Local Professional Managers in Globalized Organizations

Friday, 3 July 2015: 10:15 AM-11:45 AM
CLM.3.06 (Clement House)
Christine Musselin, Sciences Po - CNRS, Paris, France
Local professional managers in globalized organizations

Higher education has always been international but in the last years it became more and more global. The number of foreign students dramatically grew, English – for better or for worse – has become a universal language for science, competition for resources, talents and ideas has increased and world rankings have impacted the national representations each country had on its own university system. Many of the reforms that were led in European countries embraced these various evolutions and tried to tackle them by promoting project-based research, introducing performance-based budgets, identifying top institutions and concentrating resources on them, fostering international recruitments of students and academics etc.

This is clearly the case in France where the number of reforms launched since the mid 2000s is as impressive as the rather radical new orientations they followed in order to transform the French higher education landscape. At the national level, the policy makers (ministers, directors of the ministerial administration, coopted academics that influenced the reforms…) agitate the risk of loosing positions on this globalized scene in order to justify the need for change.

The question addressed in this contribution deals with the diffusion of these views among the academic profession, and more specifically on academics engaged in the management of their own university.

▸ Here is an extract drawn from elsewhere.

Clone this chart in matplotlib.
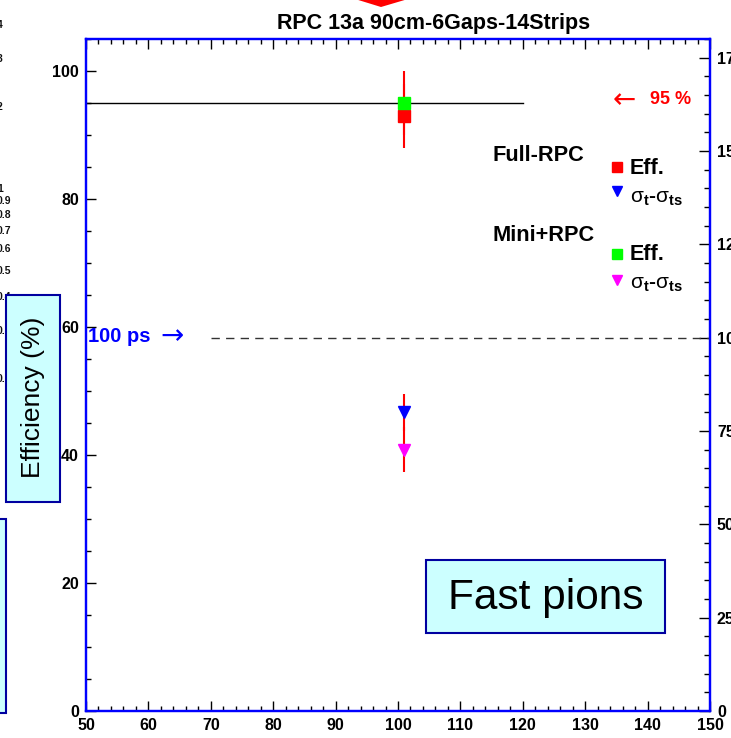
import matplotlib
matplotlib.use("Agg")
import matplotlib.pyplot as plt
from matplotlib.patches import Rectangle, Polygon
from matplotlib.ticker import MultipleLocator
import matplotlib.transforms as mtransforms

plt.rcParams['font.family'] = ['Liberation Sans', 'DejaVu Sans']
plt.rcParams['mathtext.fontset'] = 'custom'
plt.rcParams['mathtext.rm'] = 'Liberation Sans'
plt.rcParams['mathtext.bf'] = 'Liberation Sans:bold'
plt.rcParams['mathtext.it'] = 'Liberation Sans:italic'

# ---- data ----
beam_energy = [101.0]            # x position of the measurement
full_eff = [93.0]
full_eff_err = [5.0]
mini_eff = [95.0]
mini_eff_err = [5.0]
full_sigma = [80.0]              # sigma_t - sigma_ts (ps), right axis
full_sigma_err = [5.0]
mini_sigma = [70.0]
mini_sigma_err = [6.0]
eff_reference = 95.0             # 95 % line
eff_ref_xrange = [50, 120]
time_reference = 100.0           # 100 ps line
time_ref_xrange = [70, 150]

side_log_values = [4, 3, 2, 1, 0.9, 0.8, 0.7, 0.6, 0.5, 0.4, 0.3, 0.2]
side_log_labels = ["4", "3", "2", "1", "0.9", "0.8", "0.7", "0.6", "0.5", "0.4", "0.3", "0.2"]

W, H = 731, 738
fig = plt.figure(figsize=(W / 100, H / 100), dpi=100)


def fx(px):
    return px / W


def fy(py):
    return 1 - py / H


# ---- fragment of a neighbouring panel on the left ----
ax_frag = fig.add_axes([0, 0, 0.05, 1])
ax_frag.set_yscale('log')
ax_frag.set_ylim(10 ** ((189 - 738) / 272), 10 ** (189 / 272))
ax_frag.axis('off')
frag_tr = mtransforms.blended_transform_factory(fig.transFigure, ax_frag.transData)
for v, lab in zip(side_log_values, side_log_labels):
    ax_frag.text(fx(-3), v, lab, transform=frag_tr, ha='left', va='center',
                 fontsize=7.5, fontweight='bold', color='#111111')

# ---- main axes ----
blue = '#0000ff'
ax = fig.add_axes([fx(86), 1 - 711 / H, 624 / W, 672 / H])
ax.set_xlim(50, 150)
ax.set_ylim(0, 105)
ax2 = ax.twinx()
ax2.set_ylim(0, 180)

for a in (ax, ax2):
    for s in a.spines.values():
        s.set_color(blue)
        s.set_linewidth(1.6)

ax.xaxis.set_major_locator(MultipleLocator(10))
ax.xaxis.set_minor_locator(MultipleLocator(2))
ax.yaxis.set_major_locator(MultipleLocator(20))
ax.yaxis.set_minor_locator(MultipleLocator(5))
ax2.yaxis.set_major_locator(MultipleLocator(25))
ax2.yaxis.set_minor_locator(MultipleLocator(5))

ax.tick_params(axis='x', which='both', direction='in', top=True, bottom=True,
               color='black', width=1)
ax.tick_params(axis='x', which='major', length=7, pad=5)
ax.tick_params(axis='x', which='minor', length=3.5)
ax.tick_params(axis='y', which='both', direction='in', left=True, right=False,
               color='black', width=1)
ax.tick_params(axis='y', which='major', length=7, pad=5)
ax.tick_params(axis='y', which='minor', length=3.5)
ax2.tick_params(axis='y', which='both', direction='in', right=True, left=False,
                color='black', width=1)
ax2.tick_params(axis='y', which='major', length=8, pad=5)
ax2.tick_params(axis='y', which='minor', length=4)

for lab in ax.get_xticklabels() + ax.get_yticklabels() + ax2.get_yticklabels():
    lab.set_fontweight('bold')
    lab.set_fontsize(11.5)

# reference lines
ax.plot(eff_ref_xrange, [eff_reference] * 2, color='black', lw=1)
ax2.plot(time_ref_xrange, [time_reference] * 2, color='#333333', lw=1,
         dashes=(6, 4.5))

# efficiencies (left axis)
ax.errorbar(beam_energy, full_eff, yerr=full_eff_err, fmt='none', ecolor='red',
            elinewidth=1.5, capsize=0)
ax.errorbar(beam_energy, mini_eff, yerr=mini_eff_err, fmt='none', ecolor='red',
            elinewidth=1.5, capsize=0)
ax.plot(beam_energy, full_eff, 's', color='#ff0000', ms=9, mec='#ff0000')
ax.plot(beam_energy, mini_eff, 's', color='#00ff00', ms=9, mec='#00ff00')

# time resolutions (right axis)
ax2.errorbar(beam_energy, full_sigma, yerr=full_sigma_err, fmt='none', ecolor='red',
             elinewidth=1.5, capsize=0)
ax2.errorbar(beam_energy, mini_sigma, yerr=mini_sigma_err, fmt='none', ecolor='red',
             elinewidth=1.5, capsize=0)
ax2.plot(beam_energy, full_sigma, 'v', color='#0000ff', ms=8, mec='#0000ff')
ax2.plot(beam_energy, mini_sigma, 'v', color='#ff00ff', ms=8, mec='#ff00ff')

# annotations
arrow_font = ['DejaVu Sans']
fig.text(fx(613), fy(100), "\u2190", color='red', fontsize=20,
         family=arrow_font, ha='left', va='center')
fig.text(fx(650), fy(100), "95 %", color='red', fontsize=13,
         fontweight='bold', ha='left', va='center')
fig.text(fx(88), fy(337), "100 ps", color='blue', fontsize=14.5,
         fontweight='bold', ha='left', va='center')
fig.text(fx(160), fy(336), "\u2192", color='blue', fontsize=20,
         family=arrow_font, ha='left', va='center')

# legend block
fig.text(fx(492), fy(161), "Full-RPC", fontsize=15.7, fontweight='bold',
         ha='left', va='baseline')
fig.text(fx(492), fy(241), "Mini+RPC", fontsize=15.7, fontweight='bold',
         ha='left', va='baseline')
fig.text(fx(630), fy(174), "Eff.", fontsize=15.5, fontweight='bold',
         ha='left', va='baseline')
fig.text(fx(630), fy(260), "Eff.", fontsize=15.5, fontweight='bold',
         ha='left', va='baseline')
sig = r"$\mathrm{\sigma}_{\mathbf{t}}$-$\mathrm{\sigma}_{\mathbf{ts}}$"
fig.text(fx(630), fy(203), sig, fontsize=15, fontweight='bold',
         ha='left', va='baseline')
fig.text(fx(630), fy(289), sig, fontsize=15, fontweight='bold',
         ha='left', va='baseline')
for (px, py, mk, col, ms) in [(617, 167, 's', '#ff0000', 7),
                              (617, 191, 'v', '#0000ff', 7),
                              (617, 254, 's', '#00ff00', 7),
                              (617, 280, 'v', '#ff00ff', 7)]:
    fig.lines.append(plt.Line2D([fx(px)], [fy(py)], marker=mk, color=col,
                                ms=ms, ls='none', transform=fig.transFigure))

# title and arrow tip above it
fig.text(fx(434), fy(24), "RPC 13a 90cm-6Gaps-14Strips", fontsize=15.5,
         fontweight='bold', ha='center', va='center')
fig.patches.append(Polygon([[fx(355), fy(-1)], [fx(408), fy(-1)], [fx(381), fy(7)]],
                           closed=True, facecolor='#ff0000', edgecolor='none',
                           transform=fig.transFigure))

# labelled boxes
box_fc = '#ccffff'
box_ec = '#0000a0'
fig.patches.append(Rectangle((fx(426), fy(633)), (665 - 426) / W, (633 - 560) / H,
                             facecolor=box_fc, edgecolor=box_ec, lw=1.5,
                             transform=fig.transFigure, zorder=5))
fig.text(fx(545.5), fy(598), "Fast pions", fontsize=30.5, ha='center', va='center',
         zorder=6)

fig.patches.append(Rectangle((fx(6), fy(502)), (60 - 6) / W, (502 - 295) / H,
                             facecolor=box_fc, edgecolor=box_ec, lw=1.5,
                             transform=fig.transFigure, zorder=5))
fig.text(fx(33), fy(397), "Efficiency (%)", fontsize=19, rotation=90,
         ha='center', va='center', zorder=6)
fig.patches.append(Rectangle((fx(-20), fy(713)), 26 / W, (713 - 519) / H,
                             facecolor=box_fc, edgecolor=box_ec, lw=1.5,
                             transform=fig.transFigure, zorder=5))

fig.savefig("out.png", dpi=100)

This contribution will be based on a reanalysis of the interviews led with presidents, vice-presidents and deans in French universities for a study on the governance of their institution and for a study on the Grand Emprunt, a policy for excellence in higher education. Most of these universities are based in the Province: one did not compete for the policy for excellence, four tried being labeled as “Idex” (initiative of excellence, but failed, the others succeeded and belong to the same Idex. Finally one is based in Paris and also belongs to an Idex.

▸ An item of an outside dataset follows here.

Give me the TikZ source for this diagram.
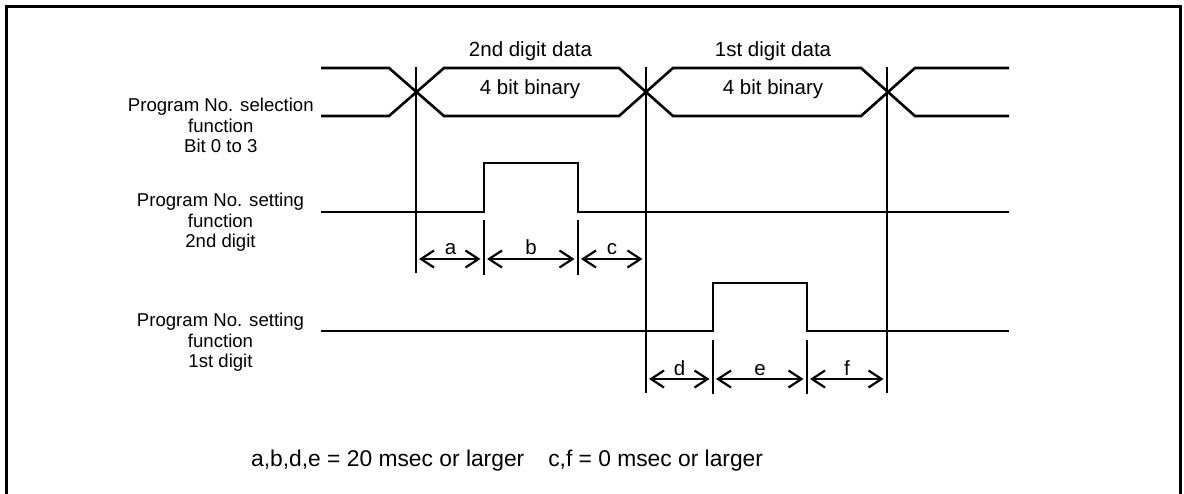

We are interested in their views, as local professional managers, on the transformation of higher education. Do they perceive evolutions and which one? Do they share the same views? How do they tackle the globalization of higher education? Is there a link between their understanding of the transformations and their acceptation and adhesion to the reforms? Can we identify explanations for their representations and beliefs and for their eventual variations?

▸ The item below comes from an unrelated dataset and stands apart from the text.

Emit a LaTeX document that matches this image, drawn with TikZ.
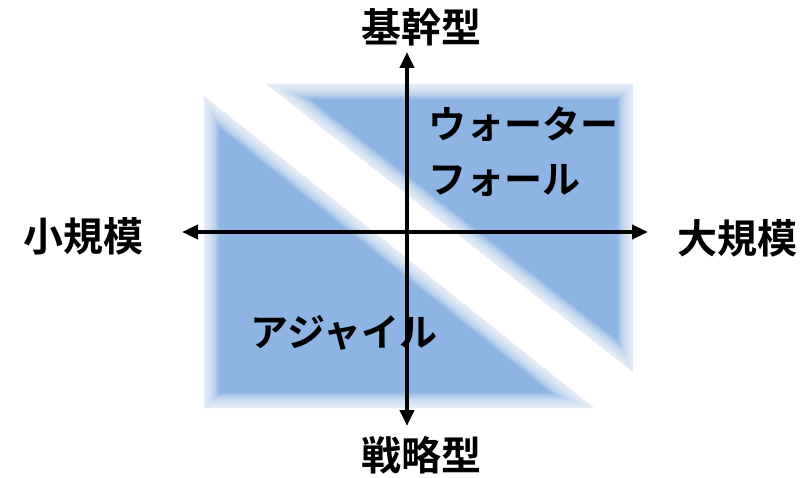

By doing so we contribute to the study of the transformation of professions and more precisely of the academic profession. While some studies stress the dismissal of the academic profession and the tensions between academics and policy-makers, or between academic and managerial logics, others rather conclude to the complexity of the academic profession as a group and to its increasing lack of coherence and cohesion. By looking at the representations of local academic leaders on the global issues pertaining to higher education, we shall discuss these different perspectives and see how global are local managers.